Peter Thiel has actively denigrated the Giving Pledge, calling it an 'Epstein-adjacent, fake Boomer club.' He has encouraged people to unsign it. As the nation has become more partisan, so have billionaires. Apolitical promises like the Giving Pledge no longer hold allure. 'Peter Thiel used to be an outlier, but now many tech billionaires are coming together around this radical anti-social worldview,' said Chuck Collins of the Institute for Policy Studies.
Performance Isn't All Bad
Craig Newmark, founder of Craigslist, signed the Giving Pledge last December, partly for the humor. 'Seeing other billionaires pull away from giving now is disappointing,' he said. 'The world needs people who have too much money to pitch in.' The Giving Pledge was always performative. While some signatories like MacKenzie Scott have been extraordinarily generous, most have given away less than 5 percent of their fortunes. Only about one-fifth of ice bucket challenge participants actually donated to ALS research.
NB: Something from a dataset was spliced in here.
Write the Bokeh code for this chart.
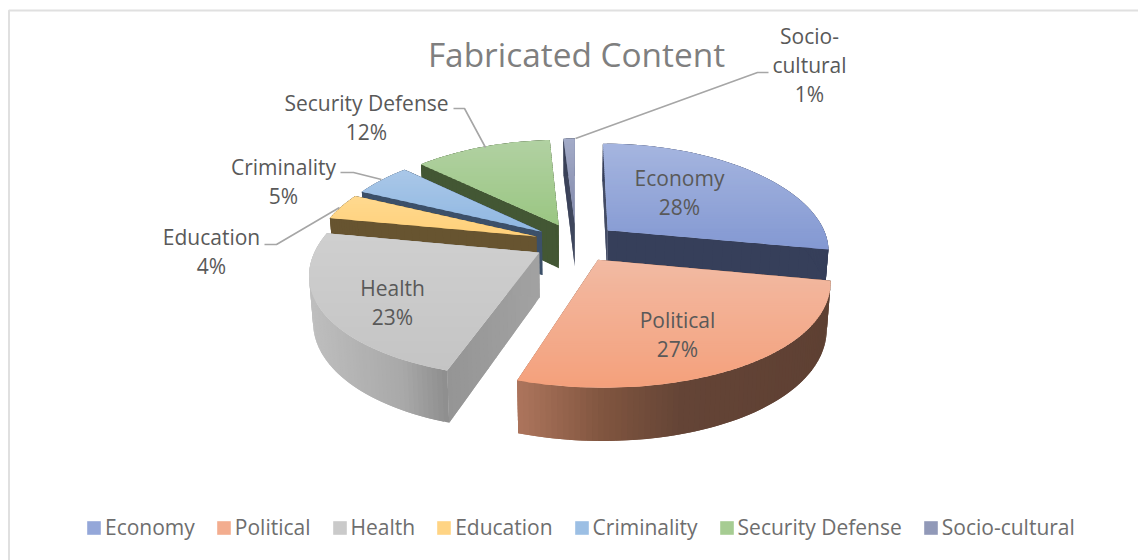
import numpy as np
from bokeh.embed import file_html
from bokeh.models import Legend, LegendItem, Range1d
from bokeh.plotting import figure
from bokeh.resources import INLINE

# Chart content
title = "Fabricated Content"
categories = ["Economy", "Political", "Health", "Education", "Criminality", "Security Defense", "Socio-cultural"]
shares = [28, 27, 23, 4, 5, 12, 1]
label_lines = [["Economy"], ["Political"], ["Health"], ["Education"], ["Criminality"], ["Security Defense"], ["Socio-", "cultural"]]

# Styling per slice: top-face gradient, wall colour stops (x, colour)
top_from = ["#A5B5DF", "#F2BAA3", "#CFCFCF", "#FFD98F", "#A9C7E8", "#B1D1A2", "#A3ABC8"]
top_to = ["#8398D2", "#F4A07B", "#C4C4C4", "#FFCF78", "#8FB7E1", "#9AC682", "#7F86A8"]
wall_stops = [
    [(0, "#363F5A"), (1138, "#363F5A")],
    [(517, "#AC745C"), (600, "#80553F"), (680, "#644436"), (830, "#5E4033")],
    [(310, "#BEBEBE"), (400, "#A8A8A8"), (446, "#8C8C8C"), (447, "#959595"), (541, "#A3A3A3")],
    [(0, "#675430"), (1138, "#675430")],
    [(0, "#3C5069"), (1138, "#3C5069")],
    [(0, "#435734"), (1138, "#435734")],
    [(0, "#394058"), (1138, "#394058")],
]
paint_order = [6, 5, 4, 3, 0, 2, 1]

# Perspective pie geometry, in page pixels
CX, CY = 575.5, 242.0
RX, RY = 221.0, 103.0
PERSPECTIVE_X = 0.18
PERSPECTIVE_Y = 0.15
EXPLODE = 0.19
DEPTH = 44.0
BOTTOM_SHRINK = 0.985


def project(X, Y, bottom=False):
    sx = RX * X / (1.0 + PERSPECTIVE_X * Y)
    s = 1.0 / (1.0 + PERSPECTIVE_Y * Y)
    sy = CY - RY * Y * s
    if bottom:
        return CX + sx * BOTTOM_SHRINK, sy + DEPTH * s
    return CX + sx, sy


def hex_rgb(c):
    return np.array([int(c[i:i + 2], 16) for i in (1, 3, 5)], dtype=float)


def rgb_hex(v):
    return "#%02x%02x%02x" % tuple(int(round(t)) for t in v)


def mix(c0, c1, t):
    return rgb_hex(hex_rgb(c0) * (1 - t) + hex_rgb(c1) * t)


def stop_color(stops, x):
    xs = [s[0] for s in stops]
    rgb = np.array([hex_rgb(s[1]) for s in stops])
    return rgb_hex([np.interp(x, xs, rgb[:, k]) for k in range(3)])


def clip_half(pts, y, keep_below):
    out = []
    for i in range(len(pts)):
        a, b = pts[i], pts[(i + 1) % len(pts)]
        ina = (a[1] >= y) == keep_below
        inb = (b[1] >= y) == keep_below
        if ina:
            out.append(a)
        if ina != inb:
            t = (y - a[1]) / (b[1] - a[1])
            out.append((a[0] + t * (b[0] - a[0]), y))
    return out


p = figure(width=1138, height=560, output_backend="svg", toolbar_location=None,
           x_range=Range1d(0, 1138), y_range=Range1d(560, 0),
           min_border=0, outline_line_color=None, background_fill_color="#FFFFFF",
           border_fill_color="#FFFFFF")
p.axis.visible = False
p.grid.visible = False

# Chart-area border: top and left edges only
p.line([8.5, 8.5, 1138], [560, 10, 10], line_color="#E0E0E0", line_width=2)

# Angles of each slice, clockwise from twelve o'clock
edges = np.cumsum([0] + shares) / sum(shares) * 2 * np.pi
top_renderers = {}
band_counts = {}

for i in paint_order:
    a0, a1 = edges[i], edges[i + 1]
    mid = (a0 + a1) / 2
    ox, oy = EXPLODE * np.sin(mid), EXPLODE * np.cos(mid)
    theta = np.linspace(a0, a1, max(6, int(shares[i] * 3)))
    X = ox + np.sin(theta)
    Y = oy + np.cos(theta)
    tx, ty = project(X, Y)
    bx, by = project(X, Y, bottom=True)
    atx, aty = project(ox, oy)
    abx, aby = project(ox, oy, bottom=True)

    wall_x, wall_y, wall_c = [], [], []

    def add_strip(x0t, y0t, x1t, y1t, x0b, y0b, x1b, y1b):
        wall_x.append([x0t, x1t, x1b, x0b])
        wall_y.append([y0t, y1t, y1b, y0b])
        wall_c.append(stop_color(wall_stops[i], (x0t + x1t) / 2))

    # Radial cut faces as narrow strips; each strip overlaps the next to hide seams
    for k in (0, -1):
        steps = np.linspace(0, 1, 24)
        for n in range(len(steps) - 1):
            u0, u1 = steps[n], steps[min(n + 2, len(steps) - 1)]
            add_strip(atx + u0 * (tx[k] - atx), aty + u0 * (ty[k] - aty),
                      atx + u1 * (tx[k] - atx), aty + u1 * (ty[k] - aty),
                      abx + u0 * (bx[k] - abx), aby + u0 * (by[k] - aby),
                      abx + u1 * (bx[k] - abx), aby + u1 * (by[k] - aby))
    # Outer rim, overlapped the same way
    for k in range(len(theta) - 1):
        e = min(k + 2, len(theta) - 1)
        add_strip(tx[k], ty[k], tx[e], ty[e], bx[k], by[k], bx[e], by[e])
    p.patches(wall_x, wall_y, fill_color=wall_c, line_color=None)

    # Top face, cut into overlapping horizontal bands for its vertical shading
    poly = [(atx, aty)] + list(zip(tx, ty))
    ymin, ymax = min(q[1] for q in poly), max(q[1] for q in poly)
    levels = np.arange(ymin, ymax + 2, 2.0)
    band_x, band_y, band_c = [], [], []
    for y0 in levels[:-1]:
        piece = clip_half(clip_half(poly, y0, True), y0 + 3.0, False)
        if len(piece) >= 3:
            band_x.append([q[0] for q in piece])
            band_y.append([q[1] for q in piece])
            band_c.append(mix(top_from[i], top_to[i], min(1.0, (y0 - ymin) / max(1.0, ymax - ymin))))
    top_renderers[i] = p.patches(band_x, band_y, fill_color=band_c, line_color=None)
    band_counts[i] = len(band_c)

# Leader lines
leaders = [
    ([453, 464, 485], [108, 108, 147]),
    ([340, 353, 381], [172, 172, 179]),
    ([264, 276, 339], [244, 244, 207]),
    ([768, 757, 575], [72, 72, 138]),
]
for lx, ly in leaders:
    p.line(lx, ly, line_color="#A6A6A6", line_width=1.6)

# Data labels: category lines, then the share
FONT = "Open Sans"
label_pos = [(679, 177), (677, 319), (392, 287), (211, 236), (283, 166), (366, 102), (809, 35)]
LINE_STEP = 29
for i, lines in enumerate(label_lines):
    x0, y0 = label_pos[i]
    rows = lines + [f"{shares[i]}%"]
    p.text([x0] * len(rows), [y0 + n * LINE_STEP for n in range(len(rows))], text=rows,
           text_align="center", text_baseline="middle", text_color="#595959",
           text_font_size="21px", text_font={"value": FONT})

p.text([576], [53], text=[title], text_align="center", text_baseline="middle",
       text_color="#7F7F7F", text_font_size="33.4px", text_font={"value": FONT})

# Legend along the bottom, swatches taken from the middle of each top-face gradient
items = [LegendItem(label=name, renderers=[top_renderers[i]], index=band_counts[i] // 2)
         for i, name in enumerate(categories)]
legend = Legend(items=items, orientation="horizontal", location=(85, 19), padding=0, margin=0,
                spacing=20, glyph_width=17, glyph_height=17, label_standoff=3,
                label_text_font=FONT, label_text_font_size="21px", label_text_color="#6E6E6E",
                background_fill_alpha=0, border_line_color=None)
p.add_layout(legend, "center")

open("out.html", "w").write(file_html(p, INLINE))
But virtue signaling isn't all bad. Philanthropy can do good regardless of intention. An internet where people do charity stunts for clout is better than one that rewards self-harm. Last year, University of South Carolina undergraduates revived the ice bucket challenge for youth mental health, raising over $500,000 for Active Minds. It never reached the original's popularity, but it revived a sense of earnest do-gooderism.
Millennial optimism was born from nostalgia for a naive internet culture. There's no indication of a sustained resurgence, but as MGMT would say, maybe now it's time to pretend.